30/04/2007, Lunes de la 4ª semana de Pascua. San Pío X
Hechos de los apóstoles 115 1-18, Sal 41, 2-3; 42, 3. 4, san Juan 10, 1-10

No recuerdo bien si lo he escuchado o lo he leído, porque últimamente se me olvidan las cosas. Sé que ha sido durante esta última Cuaresma, y que sonó en mis oídos como un canto de sirenas, como un engaño procedente del demonio-poeta disfrazado de luz. Quién lo dijera o escribiera, tampoco lo recuerdo, porque últimamente se me olvidan las cosas, pero las palabras quedaron clavadas dolorosamente en mi alma: «en la Cruz no hay que quedarse; hay que dejarla atrás». Al principio, me entraron unos enormes deseos de llorar. No, desde luego, por virtud (¡qué estupidez el tener que decir esto! dejémoslo como concesión a los moralistas), pero sí por «apego», casi por debilidad, y desde luego por un amor que me abrasa, la Cruz es mi vida. No sé no contemplarla; no sé buscar nada fuera de Ella, ni se me ocurre que pudiera yo responder pregunta alguna sin hallar en Ella la respuesta. «¿Tendré que dejarla atrás, como se deja atrás una escalera, una autopista, o un sendero, a los cuales uno olvida cuando ha llegado a su destino?» -pensé-. «Llegada la Pascua, ¿de qué hablaré? ¿Qué escribiré? ¿Hacia dónde encaminaré mis pasos? ¿Hacia dónde dirigiré mis ojos?». En ocasiones me han dicho (quién ha sido, no lo recuerdo, porque últimamente se me olvidan las cosas): «¡Oiga, usted habla mucho de la Cruz! ¿No se da cuenta de que Jesús ha resucitado? ¡Sea usted más alegre!». Me lo han dicho muchas veces. Ninguna de ellas he caído en la trampa de responder.

«Os aseguro que yo soy la puerta de las ovejas». Quizá pienses que llevo mitad de folio y aún no he entrado en materia, como si tuviera el versículo colgado de una escarpia esperando ser abierto. Pero en él está la respuesta que yo nunca he dado. Tras el primer pecado, la muerte era un negro muro de tinieblas, y la vida una carrera suicida que a toda velocidad se encaminaba hacia el muro dispuesta a estamparse contra él.

Cuando Jesús besó con su sangre la muerte, cuando lleno de Amor subió al madero, lejos de estrellarse, rompió el muro y abrió en él una puerta que tiene forma de Cruz, pasando entonces, el primero de todos, al otro lado, a la eternidad. En la mañana de Resurrección, un torrente de luz procedente del Cielo llenó la tierra a través de aquella puerta de la Cruz, ya Cruz gloriosa. Ahora, en Pascua, la Iglesia entera mira hacia la Puerta con gozo, ebria de claridad. No, la Cruz no la hemos dejado atrás; no podemos ni sabemos. La Cruz es ahora la puerta gloriosa del Cielo, la herida luminosa de la Paz.

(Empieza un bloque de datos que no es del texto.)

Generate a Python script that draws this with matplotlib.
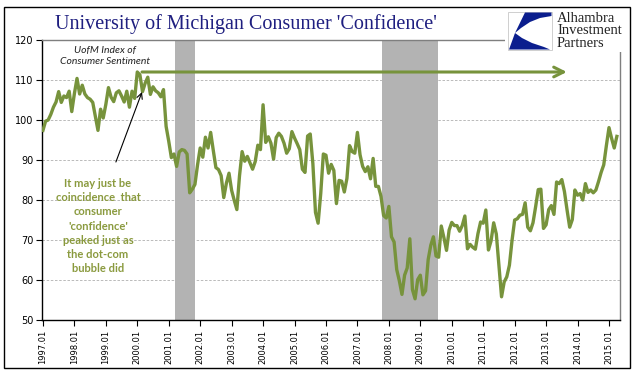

Todavía me dirán: «tiene usted razón. Pero, cuando abandonemos esta vida, la Cruz habrá quedado definitivamente atrás». Eso lo responderé, porque el sábado enterré a una mujer, y sobre su cuerpo dejé el crucifijo que llevaba en mi bolsillo. Responderé que las prendas del Amor no se marchitan; señalaré las manos, los pies, y el costado del Resucitado; señalaré el Pecho de María. La muerte y el sufrimiento quedarán atrás; la Cruz no. Guardaba una respuesta mejor para esta impertinencia, pero… ¡últimamente se me olvidan las cosas!